Fully joining PESCO would be the responsible and patriotic decision for the UK government. 

What is PESCO? The Permanent Structured Cooperation is the EU's latest initiative for coordinating military defence between member states. It has been commonly reported as a Franco-German initiative but also had the early support of many other states such as the Czech Republic or Austria. At this point, 23 EU states have signed up to a joint proposal outlining how PESCO would work.

Among the key pillars of the agreement are making units available for EU operations, a commitment to increased military spending, opening up military transport across EU borders, creating a more coherent policy for stabilising North Africa (an area where NATO has little to no involvement) and strengthening the defence industry. 

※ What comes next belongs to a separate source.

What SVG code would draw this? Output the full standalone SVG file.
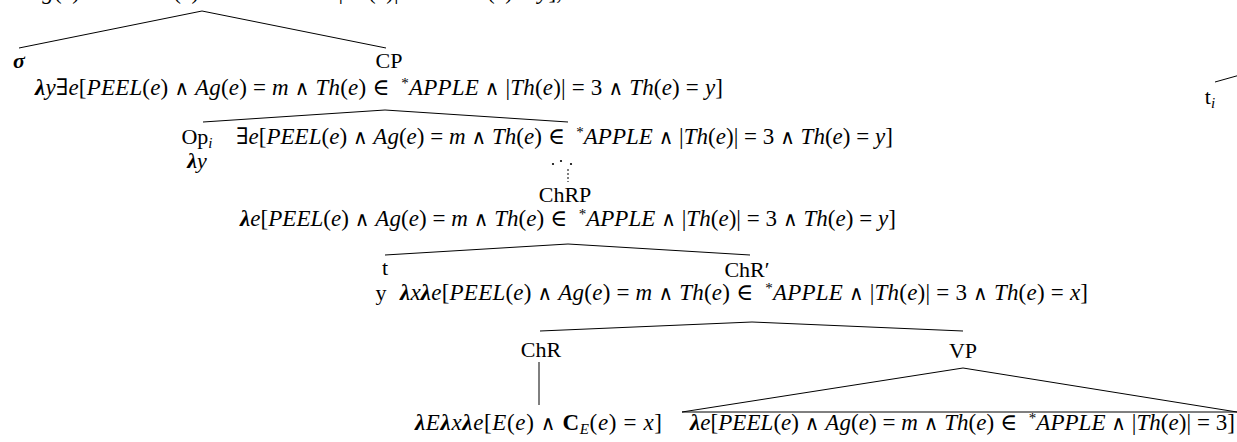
<svg xmlns="http://www.w3.org/2000/svg" width="1237" height="442" viewBox="0 0 1237 442">
<style>
.lbl{font-family:"Liberation Serif",serif;font-size:22px;text-anchor:middle;fill:#000}
.f{font-family:"Liberation Serif","DejaVu Serif",serif;font-size:23px;fill:#000}
.i{font-style:italic}
.lam{font-style:italic;font-weight:bold}
.op{font-family:"DejaVu Serif",serif;font-size:20px}
.edge{stroke:#000;stroke-width:1;fill:none}
</style>
<rect width="1237" height="442" fill="#fff"/>
<g id="top-fragment">
<text class="f" x="-132" y="-1" textLength="694" lengthAdjust="spacing"><tspan class="lam">λ</tspan><tspan class="i">y</tspan>∃<tspan class="i">e</tspan>[<tspan class="i">PEEL</tspan>(<tspan class="i">e</tspan>) <tspan class="op">∧</tspan> <tspan class="i">Ag</tspan>(<tspan class="i">e</tspan>) = <tspan class="i">m</tspan> <tspan class="op">∧</tspan> <tspan class="i">Th</tspan>(<tspan class="i">e</tspan>) ∈&#160; <tspan dy="-7" font-size="15">*</tspan><tspan class="i" dy="7">APPLE</tspan> <tspan class="op">∧</tspan> |<tspan class="i">Th</tspan>(<tspan class="i">e</tspan>)| = 3 <tspan class="op">∧</tspan> <tspan class="i">Th</tspan>(<tspan class="i">e</tspan>) = <tspan class="i">y</tspan>],</text>
</g>
<g id="connectors">
<path class="edge" d="M19,48 L202,11 L386,48"/>
<path class="edge" d="M203,122 L385,110 L568,122"/>
<g fill="#000"><circle cx="553" cy="164" r="1.1"/><circle cx="561" cy="161" r="1.1"/><circle cx="571" cy="164" r="1.1"/></g>
<path class="edge" d="M568,169 V182" stroke-dasharray="2,2"/>
<path class="edge" d="M385,255 L568,244 L750,255"/>
<path class="edge" d="M540,331 L752,322 L963,331"/>
<path class="edge" d="M539,362 V405"/>
<path class="edge" d="M682,412 L963,368 L1237,412 Z"/>
<path class="edge" d="M1215,82 L1240,75"/>
</g>
<g id="n-sigma"><text class="lbl" x="19" y="68"><tspan class="lam">σ</tspan></text></g>
<g id="n-CP">
<text class="lbl" x="389" y="68">CP</text>
<text class="f" x="35" y="95" textLength="688" lengthAdjust="spacing"><tspan class="lam">λ</tspan><tspan class="i">y</tspan>∃<tspan class="i">e</tspan>[<tspan class="i">PEEL</tspan>(<tspan class="i">e</tspan>) <tspan class="op">∧</tspan> <tspan class="i">Ag</tspan>(<tspan class="i">e</tspan>) = <tspan class="i">m</tspan> <tspan class="op">∧</tspan> <tspan class="i">Th</tspan>(<tspan class="i">e</tspan>) ∈&#160; <tspan dy="-7" font-size="15">*</tspan><tspan class="i" dy="7">APPLE</tspan> <tspan class="op">∧</tspan> |<tspan class="i">Th</tspan>(<tspan class="i">e</tspan>)| = 3 <tspan class="op">∧</tspan> <tspan class="i">Th</tspan>(<tspan class="i">e</tspan>) = <tspan class="i">y</tspan>]</text>
</g>
<g id="n-Op">
<text class="lbl" x="197" y="144">Op<tspan class="i" font-size="15" dy="4">i</tspan></text>
<text class="lbl" x="197" y="168"><tspan class="lam">λ</tspan><tspan class="i">y</tspan></text>
</g>
<g id="n-exists">
<text class="f" x="236" y="144" textLength="657" lengthAdjust="spacing">∃<tspan class="i">e</tspan>[<tspan class="i">PEEL</tspan>(<tspan class="i">e</tspan>) <tspan class="op">∧</tspan> <tspan class="i">Ag</tspan>(<tspan class="i">e</tspan>) = <tspan class="i">m</tspan> <tspan class="op">∧</tspan> <tspan class="i">Th</tspan>(<tspan class="i">e</tspan>) ∈&#160; <tspan dy="-7" font-size="15">*</tspan><tspan class="i" dy="7">APPLE</tspan> <tspan class="op">∧</tspan> |<tspan class="i">Th</tspan>(<tspan class="i">e</tspan>)| = 3 <tspan class="op">∧</tspan> <tspan class="i">Th</tspan>(<tspan class="i">e</tspan>) = <tspan class="i">y</tspan>]</text>
</g>
<g id="n-ChRP">
<text class="lbl" x="565" y="202">ChRP</text>
<text class="f" x="240" y="226" textLength="656" lengthAdjust="spacing"><tspan class="lam">λ</tspan><tspan class="i">e</tspan>[<tspan class="i">PEEL</tspan>(<tspan class="i">e</tspan>) <tspan class="op">∧</tspan> <tspan class="i">Ag</tspan>(<tspan class="i">e</tspan>) = <tspan class="i">m</tspan> <tspan class="op">∧</tspan> <tspan class="i">Th</tspan>(<tspan class="i">e</tspan>) ∈&#160; <tspan dy="-7" font-size="15">*</tspan><tspan class="i" dy="7">APPLE</tspan> <tspan class="op">∧</tspan> |<tspan class="i">Th</tspan>(<tspan class="i">e</tspan>)| = 3 <tspan class="op">∧</tspan> <tspan class="i">Th</tspan>(<tspan class="i">e</tspan>) = <tspan class="i">y</tspan>]</text>
</g>
<g id="n-t">
<text class="lbl" x="385" y="275">t</text>
<text class="lbl" x="381" y="300">y</text>
</g>
<g id="n-ChRbar">
<text class="lbl" x="747" y="277">ChR′</text>
<text class="f" x="400" y="300" textLength="688" lengthAdjust="spacing"><tspan class="lam">λ</tspan><tspan class="i">x</tspan><tspan class="lam">λ</tspan><tspan class="i">e</tspan>[<tspan class="i">PEEL</tspan>(<tspan class="i">e</tspan>) <tspan class="op">∧</tspan> <tspan class="i">Ag</tspan>(<tspan class="i">e</tspan>) = <tspan class="i">m</tspan> <tspan class="op">∧</tspan> <tspan class="i">Th</tspan>(<tspan class="i">e</tspan>) ∈&#160; <tspan dy="-7" font-size="15">*</tspan><tspan class="i" dy="7">APPLE</tspan> <tspan class="op">∧</tspan> |<tspan class="i">Th</tspan>(<tspan class="i">e</tspan>)| = 3 <tspan class="op">∧</tspan> <tspan class="i">Th</tspan>(<tspan class="i">e</tspan>) = <tspan class="i">x</tspan>]</text>
</g>
<g id="n-ChR">
<text class="lbl" x="541" y="357">ChR</text>
<text class="f" x="415" y="430" textLength="247" lengthAdjust="spacing"><tspan class="lam">λ</tspan><tspan class="i">E</tspan><tspan class="lam">λ</tspan><tspan class="i">x</tspan><tspan class="lam">λ</tspan><tspan class="i">e</tspan>[<tspan class="i">E</tspan>(<tspan class="i">e</tspan>) <tspan class="op">∧</tspan> <tspan font-weight="bold">C</tspan><tspan class="i" font-size="15" dy="4">E</tspan><tspan dy="-4">(</tspan><tspan class="i">e</tspan>) = <tspan class="i">x</tspan>]</text>
</g>
<g id="n-VP">
<text class="lbl" x="963" y="358">VP</text>
<text class="f" x="690" y="430" textLength="545" lengthAdjust="spacing"><tspan class="lam">λ</tspan><tspan class="i">e</tspan>[<tspan class="i">PEEL</tspan>(<tspan class="i">e</tspan>) <tspan class="op">∧</tspan> <tspan class="i">Ag</tspan>(<tspan class="i">e</tspan>) = <tspan class="i">m</tspan> <tspan class="op">∧</tspan> <tspan class="i">Th</tspan>(<tspan class="i">e</tspan>) ∈&#160; <tspan dy="-7" font-size="15">*</tspan><tspan class="i" dy="7">APPLE</tspan> <tspan class="op">∧</tspan> |<tspan class="i">Th</tspan>(<tspan class="i">e</tspan>)| = 3]</text>
</g>
<g id="n-ti">
<text class="lbl" x="1210" y="104">t<tspan class="i" font-size="15" dy="4">i</tspan></text>
</g>
</svg>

These are key, practical measures that are necessary to shore up European defence and to ensure the security of all citizens, far more effectively than a patchwork of different defence systems all acting independently ever could. It stands in stark contrast to the actions of the UK government, whose current position is to keep military cooperation to the bare minimum, all the while cutting spending and resources given to Britain's conventional armed forces in order to keep up the high levels of spending on relics like Trident. 

An obsession with strict independence and a global nuclear capacity will inevitably lead in one direction: the UK left holding onto threadbare alliances, caught between military superpowers and diverting ever more billions to a nuclear deterrent while being unable to even patrol the shoreline. 

A government has a duty of care to its citizens. By keeping the UK isolated from deeper European military integration, the government is ignoring that duty of care. Of course, there is the issue that, if the UK leaves the EU, it will not have as big a role in PESCO or in decision making as it could, but this is simply one more argument against Brexit and in no way defends the argument against European states doing more together on defence. If the government will not take the best course of action, that does not mean it should drop down to the worst course of action instead. 

The bottom line is this: by signing up to greater military integration, UK citizens will be safer. For any patriotic, responsible government, the course of action is clear.